The task:
Print, word for word, the opening line of the data below and every line after it through the line that contains "const timeStart = -20, timeEnd = 200;", but not the pictures.
── Supplied information ──
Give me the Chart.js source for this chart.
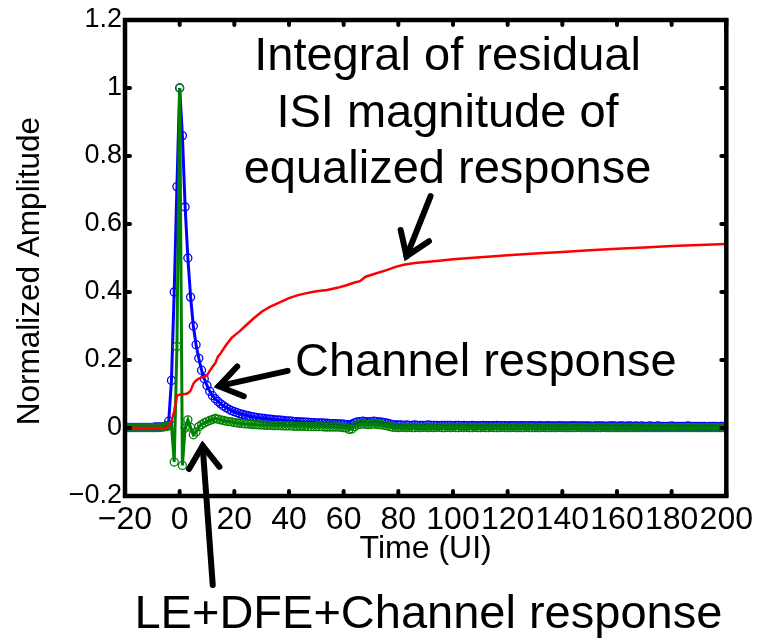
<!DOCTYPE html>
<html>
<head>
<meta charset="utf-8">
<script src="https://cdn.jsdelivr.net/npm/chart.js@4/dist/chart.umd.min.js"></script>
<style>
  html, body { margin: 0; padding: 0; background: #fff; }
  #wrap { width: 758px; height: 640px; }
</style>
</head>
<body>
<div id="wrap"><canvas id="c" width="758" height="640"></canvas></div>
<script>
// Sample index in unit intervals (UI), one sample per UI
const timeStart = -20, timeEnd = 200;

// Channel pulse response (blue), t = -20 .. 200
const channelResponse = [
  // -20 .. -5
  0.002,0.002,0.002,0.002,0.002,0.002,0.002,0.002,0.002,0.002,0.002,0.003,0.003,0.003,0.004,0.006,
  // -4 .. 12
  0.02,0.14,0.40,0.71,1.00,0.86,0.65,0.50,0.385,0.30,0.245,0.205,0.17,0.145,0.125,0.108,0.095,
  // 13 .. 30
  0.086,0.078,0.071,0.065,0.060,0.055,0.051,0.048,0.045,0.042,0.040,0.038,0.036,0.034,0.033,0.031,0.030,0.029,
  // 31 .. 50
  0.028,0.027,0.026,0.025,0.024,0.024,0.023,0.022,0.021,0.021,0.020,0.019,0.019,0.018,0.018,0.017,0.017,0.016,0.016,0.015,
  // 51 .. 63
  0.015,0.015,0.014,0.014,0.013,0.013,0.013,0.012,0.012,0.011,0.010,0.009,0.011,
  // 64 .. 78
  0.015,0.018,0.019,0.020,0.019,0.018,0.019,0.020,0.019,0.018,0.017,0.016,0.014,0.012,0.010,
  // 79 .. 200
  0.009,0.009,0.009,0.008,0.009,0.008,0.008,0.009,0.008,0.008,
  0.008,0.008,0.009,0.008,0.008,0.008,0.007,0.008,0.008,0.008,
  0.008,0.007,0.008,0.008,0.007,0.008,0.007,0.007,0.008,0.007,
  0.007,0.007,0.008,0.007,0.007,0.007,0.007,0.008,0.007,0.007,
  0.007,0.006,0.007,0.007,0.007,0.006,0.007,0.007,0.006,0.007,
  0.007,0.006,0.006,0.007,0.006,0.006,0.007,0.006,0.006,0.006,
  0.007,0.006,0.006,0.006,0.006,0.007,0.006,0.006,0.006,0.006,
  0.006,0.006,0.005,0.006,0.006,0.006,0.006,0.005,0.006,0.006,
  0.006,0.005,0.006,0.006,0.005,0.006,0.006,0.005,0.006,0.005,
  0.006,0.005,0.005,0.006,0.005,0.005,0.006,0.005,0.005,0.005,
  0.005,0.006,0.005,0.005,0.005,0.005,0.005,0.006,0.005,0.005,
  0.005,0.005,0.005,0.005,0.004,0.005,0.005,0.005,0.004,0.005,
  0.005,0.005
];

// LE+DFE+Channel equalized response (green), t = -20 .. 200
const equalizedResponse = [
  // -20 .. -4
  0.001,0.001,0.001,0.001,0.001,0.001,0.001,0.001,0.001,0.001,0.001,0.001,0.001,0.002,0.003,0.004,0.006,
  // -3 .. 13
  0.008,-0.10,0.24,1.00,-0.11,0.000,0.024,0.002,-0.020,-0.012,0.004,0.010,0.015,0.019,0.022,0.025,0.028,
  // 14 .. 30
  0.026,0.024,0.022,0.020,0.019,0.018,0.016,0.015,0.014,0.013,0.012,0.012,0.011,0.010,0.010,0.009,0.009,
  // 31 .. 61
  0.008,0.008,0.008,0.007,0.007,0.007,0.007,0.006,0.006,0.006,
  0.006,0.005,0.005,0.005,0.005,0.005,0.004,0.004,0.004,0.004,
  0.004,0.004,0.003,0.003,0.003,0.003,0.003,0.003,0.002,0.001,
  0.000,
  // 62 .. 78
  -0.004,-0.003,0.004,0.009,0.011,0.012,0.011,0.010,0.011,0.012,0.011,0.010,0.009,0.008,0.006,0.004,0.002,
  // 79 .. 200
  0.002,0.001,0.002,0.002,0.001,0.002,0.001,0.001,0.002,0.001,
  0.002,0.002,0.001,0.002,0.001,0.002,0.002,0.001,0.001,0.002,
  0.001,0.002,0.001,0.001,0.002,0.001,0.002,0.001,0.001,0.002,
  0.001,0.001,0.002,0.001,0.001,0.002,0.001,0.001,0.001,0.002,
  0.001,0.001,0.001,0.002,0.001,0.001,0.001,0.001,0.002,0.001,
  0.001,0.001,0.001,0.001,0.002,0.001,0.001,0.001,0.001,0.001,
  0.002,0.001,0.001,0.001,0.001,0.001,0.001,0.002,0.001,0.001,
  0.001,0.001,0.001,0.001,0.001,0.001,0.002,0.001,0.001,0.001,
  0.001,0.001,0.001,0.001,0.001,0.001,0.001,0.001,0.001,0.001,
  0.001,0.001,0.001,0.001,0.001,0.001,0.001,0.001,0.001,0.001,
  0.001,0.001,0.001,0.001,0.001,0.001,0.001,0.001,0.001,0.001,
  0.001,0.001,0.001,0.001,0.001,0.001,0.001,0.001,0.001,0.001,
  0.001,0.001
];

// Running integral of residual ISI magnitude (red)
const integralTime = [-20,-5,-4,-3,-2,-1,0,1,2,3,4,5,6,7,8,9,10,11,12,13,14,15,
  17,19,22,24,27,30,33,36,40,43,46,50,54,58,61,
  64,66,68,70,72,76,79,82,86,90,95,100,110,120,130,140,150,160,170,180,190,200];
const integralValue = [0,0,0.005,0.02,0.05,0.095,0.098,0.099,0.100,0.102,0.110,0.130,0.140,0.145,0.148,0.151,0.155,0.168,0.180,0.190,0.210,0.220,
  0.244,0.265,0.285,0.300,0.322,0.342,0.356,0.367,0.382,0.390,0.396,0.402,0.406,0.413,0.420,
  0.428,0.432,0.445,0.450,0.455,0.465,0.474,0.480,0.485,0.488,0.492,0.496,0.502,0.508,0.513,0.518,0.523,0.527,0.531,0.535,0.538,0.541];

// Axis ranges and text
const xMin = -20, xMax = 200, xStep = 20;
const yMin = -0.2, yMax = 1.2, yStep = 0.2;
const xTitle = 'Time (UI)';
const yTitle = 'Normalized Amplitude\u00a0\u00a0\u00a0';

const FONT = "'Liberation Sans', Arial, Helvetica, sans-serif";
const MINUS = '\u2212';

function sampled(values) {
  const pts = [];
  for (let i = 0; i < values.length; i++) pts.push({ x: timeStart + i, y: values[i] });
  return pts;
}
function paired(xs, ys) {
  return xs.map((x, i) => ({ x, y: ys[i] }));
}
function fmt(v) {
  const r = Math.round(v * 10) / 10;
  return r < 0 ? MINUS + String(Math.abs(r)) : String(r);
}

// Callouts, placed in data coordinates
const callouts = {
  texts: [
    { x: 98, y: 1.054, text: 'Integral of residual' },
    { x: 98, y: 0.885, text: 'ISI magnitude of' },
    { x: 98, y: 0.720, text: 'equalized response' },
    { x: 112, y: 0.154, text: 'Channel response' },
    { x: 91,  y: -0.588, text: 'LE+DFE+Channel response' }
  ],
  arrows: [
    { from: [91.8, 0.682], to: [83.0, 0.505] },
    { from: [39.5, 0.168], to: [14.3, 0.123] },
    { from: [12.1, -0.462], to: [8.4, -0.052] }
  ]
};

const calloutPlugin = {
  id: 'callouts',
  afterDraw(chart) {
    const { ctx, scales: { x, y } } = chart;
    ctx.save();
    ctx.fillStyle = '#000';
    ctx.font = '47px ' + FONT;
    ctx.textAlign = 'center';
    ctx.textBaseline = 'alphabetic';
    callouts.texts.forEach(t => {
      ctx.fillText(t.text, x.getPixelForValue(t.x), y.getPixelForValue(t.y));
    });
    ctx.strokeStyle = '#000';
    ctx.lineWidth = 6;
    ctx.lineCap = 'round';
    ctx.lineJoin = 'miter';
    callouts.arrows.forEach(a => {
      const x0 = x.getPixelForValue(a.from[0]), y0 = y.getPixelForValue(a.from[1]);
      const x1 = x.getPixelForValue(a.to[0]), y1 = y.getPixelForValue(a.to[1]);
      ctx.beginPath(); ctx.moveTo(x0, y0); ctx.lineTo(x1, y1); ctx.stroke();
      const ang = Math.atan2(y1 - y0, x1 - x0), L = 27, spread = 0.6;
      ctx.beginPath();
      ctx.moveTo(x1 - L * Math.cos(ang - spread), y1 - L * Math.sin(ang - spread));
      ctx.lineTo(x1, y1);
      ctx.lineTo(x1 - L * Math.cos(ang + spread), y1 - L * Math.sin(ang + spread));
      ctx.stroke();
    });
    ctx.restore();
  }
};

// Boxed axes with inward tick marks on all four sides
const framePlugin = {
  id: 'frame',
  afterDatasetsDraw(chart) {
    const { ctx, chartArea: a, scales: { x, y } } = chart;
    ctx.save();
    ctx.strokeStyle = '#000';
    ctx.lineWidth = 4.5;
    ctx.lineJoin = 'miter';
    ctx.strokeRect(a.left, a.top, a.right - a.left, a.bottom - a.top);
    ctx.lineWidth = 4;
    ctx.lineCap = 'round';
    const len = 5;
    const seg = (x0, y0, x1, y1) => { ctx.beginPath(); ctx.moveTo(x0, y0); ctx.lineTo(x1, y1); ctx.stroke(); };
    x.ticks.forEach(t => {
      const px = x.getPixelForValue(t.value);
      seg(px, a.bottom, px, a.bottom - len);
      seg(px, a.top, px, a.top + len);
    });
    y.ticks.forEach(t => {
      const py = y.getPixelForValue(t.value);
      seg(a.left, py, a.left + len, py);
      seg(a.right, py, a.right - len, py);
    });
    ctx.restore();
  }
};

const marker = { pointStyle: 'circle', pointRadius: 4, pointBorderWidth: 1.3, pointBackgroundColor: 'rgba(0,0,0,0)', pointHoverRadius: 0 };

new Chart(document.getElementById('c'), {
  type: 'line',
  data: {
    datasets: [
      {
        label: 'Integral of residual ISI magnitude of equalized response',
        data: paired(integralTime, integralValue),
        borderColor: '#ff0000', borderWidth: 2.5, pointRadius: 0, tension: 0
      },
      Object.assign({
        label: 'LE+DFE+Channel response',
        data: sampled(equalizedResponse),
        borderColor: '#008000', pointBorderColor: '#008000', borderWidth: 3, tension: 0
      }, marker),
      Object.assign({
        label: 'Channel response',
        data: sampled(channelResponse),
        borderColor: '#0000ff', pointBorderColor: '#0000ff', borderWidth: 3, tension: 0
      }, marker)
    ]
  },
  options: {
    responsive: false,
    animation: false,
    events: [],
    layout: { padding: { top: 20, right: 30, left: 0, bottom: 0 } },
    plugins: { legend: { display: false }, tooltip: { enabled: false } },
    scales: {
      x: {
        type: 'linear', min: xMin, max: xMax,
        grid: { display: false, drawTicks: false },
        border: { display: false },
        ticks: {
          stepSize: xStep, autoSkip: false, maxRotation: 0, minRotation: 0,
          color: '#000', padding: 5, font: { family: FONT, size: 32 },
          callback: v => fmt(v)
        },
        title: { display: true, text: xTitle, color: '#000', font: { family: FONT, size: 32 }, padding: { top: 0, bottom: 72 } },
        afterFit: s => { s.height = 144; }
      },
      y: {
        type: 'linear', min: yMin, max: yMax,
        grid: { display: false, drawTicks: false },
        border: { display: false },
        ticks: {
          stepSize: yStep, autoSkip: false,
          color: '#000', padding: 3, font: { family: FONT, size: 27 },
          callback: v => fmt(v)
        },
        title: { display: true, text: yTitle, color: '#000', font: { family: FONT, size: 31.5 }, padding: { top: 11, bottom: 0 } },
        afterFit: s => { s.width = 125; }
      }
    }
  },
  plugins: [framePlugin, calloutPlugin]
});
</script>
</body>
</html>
───
The answer:
Give me the Chart.js source for this chart.
<!DOCTYPE html>
<html>
<head>
<meta charset="utf-8">
<script src="https://cdn.jsdelivr.net/npm/chart.js@4/dist/chart.umd.min.js"></script>
<style>
  html, body { margin: 0; padding: 0; background: #fff; }
  #wrap { width: 758px; height: 640px; }
</style>
</head>
<body>
<div id="wrap"><canvas id="c" width="758" height="640"></canvas></div>
<script>
// Sample index in unit intervals (UI), one sample per UI
const timeStart = -20, timeEnd = 200;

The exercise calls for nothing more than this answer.